= A Rat's Mass =

1967 play by Adrienne Kennedy

A Rat's Mass is a poetic, magical-realist one-act play written in 1967 by African-American playwright Adrienne Kennedy. The play portrays the negative aspects of the black experience in the United States by depicting two African-American children longing for a white child. The play was, like many of Kennedy's plays, not aligned with the Black Arts movement, with a focus on dislocation and femaleness rather than the ideology of blackness.

== Characters ==

| Character | Description |
|---|---|
| Brother Rat (Blake) | Has a rat's head, a human body, and a tail; black. |
| Sister Rat (Kay) | Has a rat's belly, a human head, and a tail; black. |
| Rosemary | Wears a holy communion dress and has worms in her hair; white. |
| Biblical Characters | March in a procession around the stage; silent until the end. |

==Plot summary==
Like many of Kennedy's plays, A Rat's Mass doesn't follow a standard chronological plot. It follows Kay and Blake (Sister Rat and Brother Rat), black siblings who commit a sexual act on the playground at the insistence of Rosemary, a white child who Blake loves. The play takes place in Brother and Sister Rat's house, which they refer to as a cathedral. Sister Rat explains that her mother sent her away to Georgia when she became pregnant with her brother's baby, and the play is Brother Rat and Sister Rat's commiseration on their circumstances. The two siblings discuss Rosemary's beauty and how their house was once a religious place that now runs red with blood; Rosemary explains to the siblings that they are no longer holy. The plot must be ascertained from the non-chronological and absurdist dialogue between the characters. A 1969 New York Times review stated: "The action is nothing but Brother and Sister Rat equating their love for each other with their former adoration for Rosemary - the white and beautiful 'descendant of the Pope and Julius Caesar and the Virgin Mary'."
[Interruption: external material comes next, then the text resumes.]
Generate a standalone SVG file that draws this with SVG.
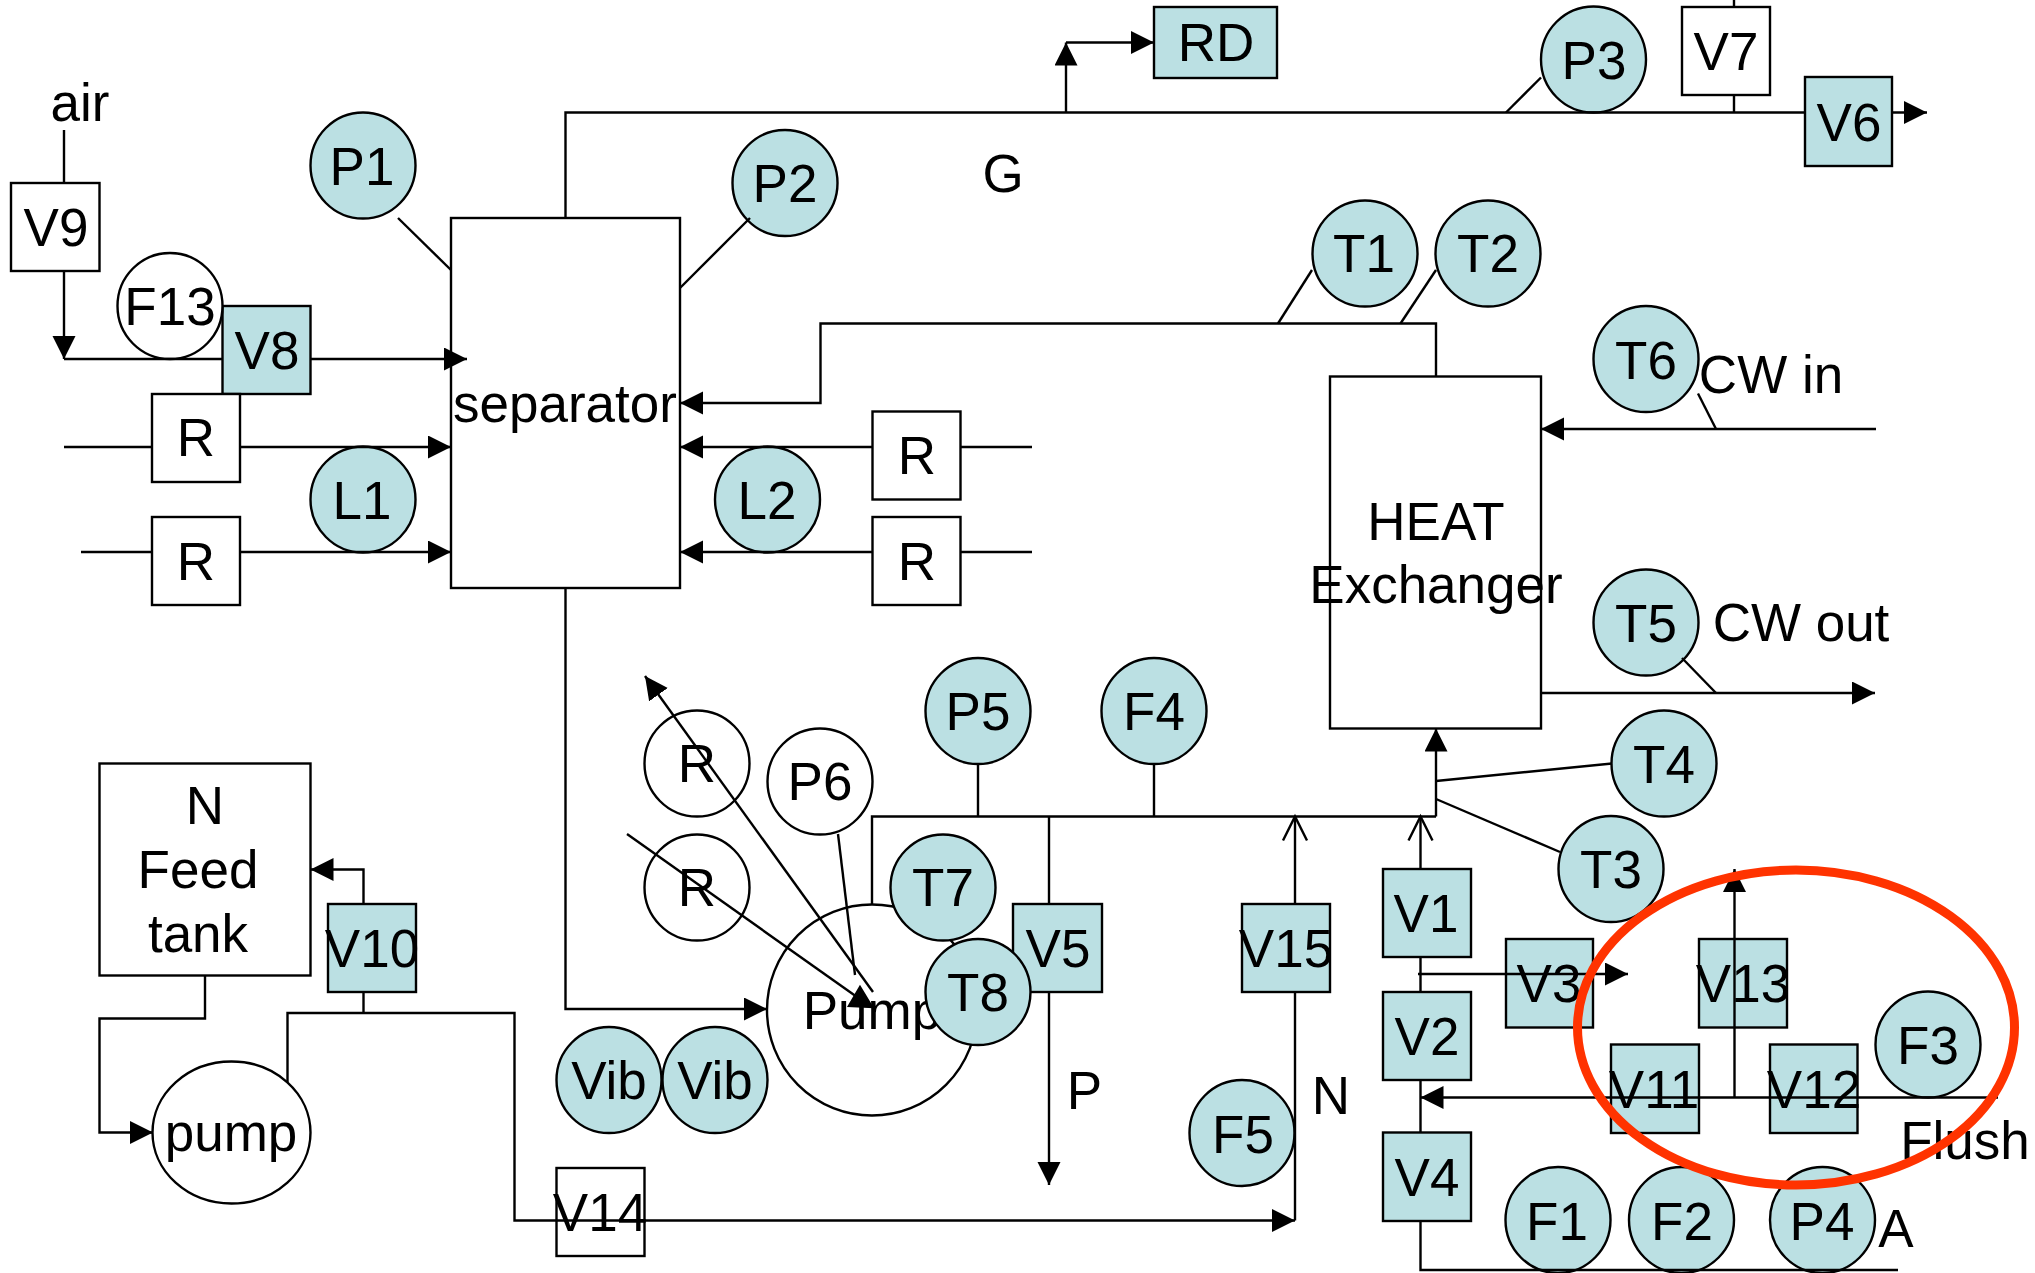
<svg xmlns="http://www.w3.org/2000/svg" width="2035" height="1273" viewBox="0 0 2035 1273">
<style>
text{font-family:"Liberation Sans",Arial,sans-serif;font-size:53px;fill:#000;text-anchor:middle}
.b{fill:#BBE0E3;stroke:#000;stroke-width:2.4}
.w{fill:#fff;stroke:#000;stroke-width:2.4}
.n{fill:none;stroke:#000;stroke-width:2.4}
.c path{fill:none;stroke:#000;stroke-width:2.4}
.a{marker-end:url(#ah)}
.o{marker-end:url(#oh)}
</style>
<defs>
<marker id="ah" markerUnits="userSpaceOnUse" markerWidth="24" markerHeight="24" refX="23" refY="11.5" orient="auto"><path d="M0 0L23 11.5L0 23Z" fill="#000"/></marker>
<marker id="oh" markerUnits="userSpaceOnUse" markerWidth="28" markerHeight="28" refX="25" refY="13" orient="auto" overflow="visible"><path d="M1 1L25 13L1 25" fill="none" stroke="#000" stroke-width="2.4"/></marker>
</defs>
<rect width="2035" height="1273" fill="#fff"/>
<g id="nodes">
<g id="separator"><rect class="w" x="451" y="218" width="229" height="370"/><text x="565" y="422">separator</text></g>
<g id="heat-exchanger"><rect class="w" x="1330" y="376.500" width="211" height="352"/><text x="1436" y="540">HEAT</text><text x="1436" y="603">Exchanger</text></g>
<g id="feed-tank"><rect class="w" x="99.500" y="763.500" width="211" height="212"/><text x="205" y="824">N</text><text x="198" y="888">Feed</text><text x="198" y="952">tank</text></g>
<g id="V9"><rect class="w" x="11" y="183" width="88.500" height="88"/><text x="56" y="246">V9</text></g>
<g id="V8"><rect class="b" x="222.500" y="306" width="88" height="88"/><text x="267" y="369">V8</text></g>
<g id="F13"><ellipse class="w" cx="170" cy="306" rx="52.500" ry="53"/><text x="170" y="325">F13</text></g>
<g id="R1"><rect class="w" x="152" y="394" width="88" height="88"/><text x="196" y="456">R</text></g>
<g id="R2"><rect class="w" x="152" y="517" width="88" height="88"/><text x="196" y="580">R</text></g>
<g id="R3"><rect class="w" x="872.500" y="411.500" width="88" height="88"/><text x="917" y="474">R</text></g>
<g id="R4"><rect class="w" x="872.500" y="517" width="88" height="88"/><text x="917" y="580">R</text></g>
<g id="P1"><ellipse class="b" cx="363" cy="165.500" rx="52.500" ry="53"/><text x="362" y="184.500">P1</text></g>
<g id="P2"><ellipse class="b" cx="785" cy="183" rx="52.500" ry="53"/><text x="785" y="202">P2</text></g>
<g id="L1"><ellipse class="b" cx="363" cy="499.500" rx="52.500" ry="53"/><text x="362" y="519">L1</text></g>
<g id="L2"><ellipse class="b" cx="767.500" cy="499.500" rx="52.500" ry="53"/><text x="767" y="519">L2</text></g>
<g id="RD"><rect class="b" x="1154" y="7" width="123" height="71"/><text x="1216" y="61">RD</text></g>
<g id="P3"><ellipse class="b" cx="1593.500" cy="59.500" rx="52.500" ry="53"/><text x="1594" y="79">P3</text></g>
<g id="V7"><rect class="w" x="1682" y="7" width="88" height="88"/><text x="1726" y="70">V7</text></g>
<g id="V6"><rect class="b" x="1805" y="77" width="87" height="89"/><text x="1849" y="141">V6</text></g>
<g id="T1"><ellipse class="b" cx="1365" cy="253.500" rx="52.500" ry="53"/><text x="1364" y="272">T1</text></g>
<g id="T2"><ellipse class="b" cx="1488" cy="253.500" rx="52.500" ry="53"/><text x="1488" y="272">T2</text></g>
<g id="T6"><ellipse class="b" cx="1646" cy="359" rx="52.500" ry="53"/><text x="1646" y="379">T6</text></g>
<g id="T5"><ellipse class="b" cx="1646" cy="622.500" rx="52.500" ry="53"/><text x="1646" y="642">T5</text></g>
<g id="T4"><ellipse class="b" cx="1664" cy="763.500" rx="52.500" ry="53"/><text x="1664" y="782.500">T4</text></g>
<g id="T3"><ellipse class="b" cx="1611" cy="869" rx="52.500" ry="53"/><text x="1611" y="888">T3</text></g>
<g id="P5"><ellipse class="b" cx="978" cy="711" rx="52.500" ry="53"/><text x="978" y="730">P5</text></g>
<g id="F4"><ellipse class="b" cx="1154" cy="711" rx="52.500" ry="53"/><text x="1154" y="730">F4</text></g>
<g id="R5"><ellipse class="w" cx="697" cy="763.500" rx="52.500" ry="53"/><text x="697" y="782">R</text></g>
<g id="R6"><ellipse class="w" cx="697" cy="887.500" rx="52.500" ry="53"/><text x="697" y="906">R</text></g>
<g id="P6"><ellipse class="w" cx="820" cy="781.500" rx="52.500" ry="53"/><text x="820" y="800">P6</text></g>
<g id="Pump"><ellipse class="w" cx="872" cy="1010" rx="105" ry="105.500"/><text x="872" y="1029">Pump</text></g>
<g id="V5"><rect class="b" x="1013" y="904" width="89" height="88"/><text x="1058" y="967">V5</text></g>
<g id="T7"><ellipse class="b" cx="943" cy="887.500" rx="52.500" ry="53"/><text x="943" y="906">T7</text></g>
<g id="T8"><ellipse class="b" cx="978" cy="992" rx="52.500" ry="53"/><text x="978" y="1011">T8</text></g>
<g id="Vib1"><ellipse class="b" cx="609" cy="1080" rx="52.500" ry="53"/><text x="609" y="1099">Vib</text></g>
<g id="Vib2"><ellipse class="b" cx="715" cy="1080" rx="52.500" ry="53"/><text x="715" y="1099">Vib</text></g>
<g id="pump"><ellipse class="w" cx="231.500" cy="1132.500" rx="79" ry="71"/><text x="231" y="1151">pump</text></g>
<g id="V10"><rect class="b" x="328" y="904" width="88" height="88"/><text x="372" y="967">V10</text></g>
<g id="V14"><rect class="n" x="556.500" y="1168" width="88" height="88"/><text x="600" y="1231">V14</text></g>
<g id="V15"><rect class="b" x="1242" y="904" width="88" height="88"/><text x="1286" y="967">V15</text></g>
<g id="F5"><ellipse class="b" cx="1242" cy="1133" rx="52.500" ry="53"/><text x="1243" y="1153">F5</text></g>
<g id="V1"><rect class="b" x="1383" y="869" width="88" height="88"/><text x="1426" y="931.500">V1</text></g>
<g id="V2"><rect class="b" x="1383" y="992" width="88" height="88"/><text x="1427" y="1054.500">V2</text></g>
<g id="V4"><rect class="b" x="1383" y="1132.500" width="88" height="88.500"/><text x="1427" y="1195.500">V4</text></g>
<g id="V3"><rect class="b" x="1506" y="939" width="87" height="88.500"/><text x="1549" y="1002">V3</text></g>
<g id="V13"><rect class="b" x="1699" y="939" width="88" height="88.500"/><text x="1743" y="1002">V13</text></g>
<g id="V11"><rect class="b" x="1611" y="1044.500" width="88" height="88.500"/><text x="1654" y="1108">V11</text></g>
<g id="V12"><rect class="b" x="1770" y="1044.500" width="87.500" height="88.500"/><text x="1814" y="1108">V12</text></g>
<g id="F3"><ellipse class="b" cx="1928" cy="1044.500" rx="52.500" ry="53"/><text x="1928" y="1064">F3</text></g>
<g id="F1"><ellipse class="b" cx="1558" cy="1220" rx="52.500" ry="53"/><text x="1557" y="1239.500">F1</text></g>
<g id="F2"><ellipse class="b" cx="1681.500" cy="1220" rx="52.500" ry="53"/><text x="1682" y="1239.500">F2</text></g>
<g id="P4"><ellipse class="b" cx="1822.500" cy="1220" rx="52.500" ry="53"/><text x="1822" y="1239.500">P4</text></g>
</g>
<g id="labels">
<text x="80" y="121">air</text>
<text x="1003" y="192">G</text>
<text x="1771" y="393">CW in</text>
<text x="1801" y="641">CW out</text>
<text x="1084.500" y="1109">P</text>
<text x="1331" y="1114">N</text>
<text x="1965" y="1159">Flush</text>
<text x="1896" y="1247">A</text>
</g>
<g id="connectors" class="c">
<path d="M64 130V183"/>
<path class="a" d="M64 271V359"/>
<path d="M64 359H222.500"/>
<path class="a" d="M310.500 359H467"/>
<path d="M64 447H152"/>
<path class="a" d="M240 447H451"/>
<path d="M81 552H152"/>
<path class="a" d="M240 552H451"/>
<path d="M1032 447H960"/>
<path class="a" d="M872 447H680"/>
<path d="M1032 552H960"/>
<path class="a" d="M872 552H680"/>
<path d="M565.500 218V112.500H1805"/>
<path class="a" d="M1892 112.500H1927"/>
<path class="a" d="M1066 112.500V42.500"/>
<path class="a" d="M1066 42.500H1154"/>
<path d="M1734 0V7M1734 95V112.500"/>
<path d="M398 218L451 270"/>
<path d="M750 218L680 288"/>
<path d="M1541 77.500L1506 112.500"/>
<path class="a" d="M1436 376.500V323.500H820.500V403H680"/>
<path d="M1312 270L1278 323.500"/>
<path d="M1436 270L1400.500 323.500"/>
<path d="M1698 393.500L1716 429"/>
<path class="a" d="M1876 429H1541"/>
<path d="M1682 658L1716 693"/>
<path class="a" d="M1541 693H1875"/>
<path class="a" d="M565.500 588V1009H767"/>
<path class="a" d="M205 975.500V1018.500H99.500V1132.500H153"/>
<path class="a" d="M363.500 904V869.500H310.500"/>
<path d="M363.500 992V1013"/>
<path class="a" d="M287.500 1082V1013H514.500V1220.500H1295"/>
<path d="M1295 1220.500V992"/>
<path class="o" d="M1295 904V816.500"/>
<path d="M872 904V816.500H1436"/>
<path class="a" d="M1436 816.500V728.500"/>
<path d="M1436 799L1560 852"/>
<path d="M1436 781L1612 763.500"/>
<path d="M978 764V816.500M1154 764V816.500"/>
<path d="M1049 816.500V904"/>
<path class="a" d="M1049 992V1185"/>
<path class="o" d="M1420.500 869V816.500"/>
<path d="M1420.500 957V992M1420.500 1080V1132.500"/>
<path d="M1420.500 1221V1270H1898"/>
<path class="a" d="M1418 974H1628"/>
<path class="a" d="M1998 1097.500H1420.500"/>
<path class="a" d="M1734.500 1097.500V869"/>
<path class="a" d="M873 992L645 676"/>
<path d="M838 834L855 975"/>
<path d="M627 834L857 997"/>
<path d="M860 987L849 1006L872 1007Z" style="fill:#000"/>
</g>
<ellipse id="highlight" cx="1796" cy="1027.500" rx="218.500" ry="157.500" fill="none" stroke="#FF3300" stroke-width="9"/>
</svg>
== Allegory and symbolism ==

| Symbol | Representation |
|---|---|
| Rats | the black experience |
| Rosemary | the oppressive white population |
| Holy Family | the uncaring Catholic Church |
| Blood | life, violence, death |
| Holy Communion | hope in a system that does not serve you; blind faith |
| Worms | decay, death |
| Rosemary's white dress | the corrupting influence of Catholicism |
| Nazis | the evil in our modern life |

== Historical reasoning ==
The play was written in 1967, during the civil rights movement. Kennedy stated that the characters were taken from a vivid dream she had when she was on a train with her seven-year-old son from Paris to Rome, where she was moving for a few months: "It was a very difficult thing for me to do because I'm not really that adventurous. I had never tried to do something like this. In a way, I just wanted to turn around and go back. I had this dream in which I was being pursued by red, bloodied rats. It was a very powerful dream, and when I woke up the train had stopped in the Alps. It was at night. I had never felt that way. It was a crucial night in my life. So, I was just haunted by that image for years, about being pursued by these big, red rats."

Kennedy was inspired by the black experience in the United States, and A Rat's Mass, along with most of her work, deals with the dichotomy between blacks and whites in America. The struggle for power and identity is the main focus of this play, because it was a main focuses of the African American community at that time. A scholar wrote, "Her writing is in many ways an expression of her psychological frustrations. These frustrations often deal with cultural conflicts stemming from her experiences as a black woman and her international travels to Europe and Africa. She is also known for extensive use of symbols and metaphors to convey a deeper message to her audience. She draws on her own experiences as well as those of her friends and families to create rich characters and vivid story lines."

== Productions ==
On August 17, 1969, A Rat's Mass / Procession in Shout was performed at La MaMa Experimental Theatre Club. This version featured music by Lamar Alford. La MaMa then took the show to London's Royal Court Theatre, where it was met with a positive response.

A Rat's Mass was produced at La MaMa multiple times during the late 1960s and early 1970s. Mary Alice performed as Sister Rat in the September and October 1969 productions and the January 1971 production.

In 1976, La MaMa's Annex performed the show with music by Cecil Taylor. A New York Times review wrote that the "plangency of the music echoes the doom-filled sentences of the text."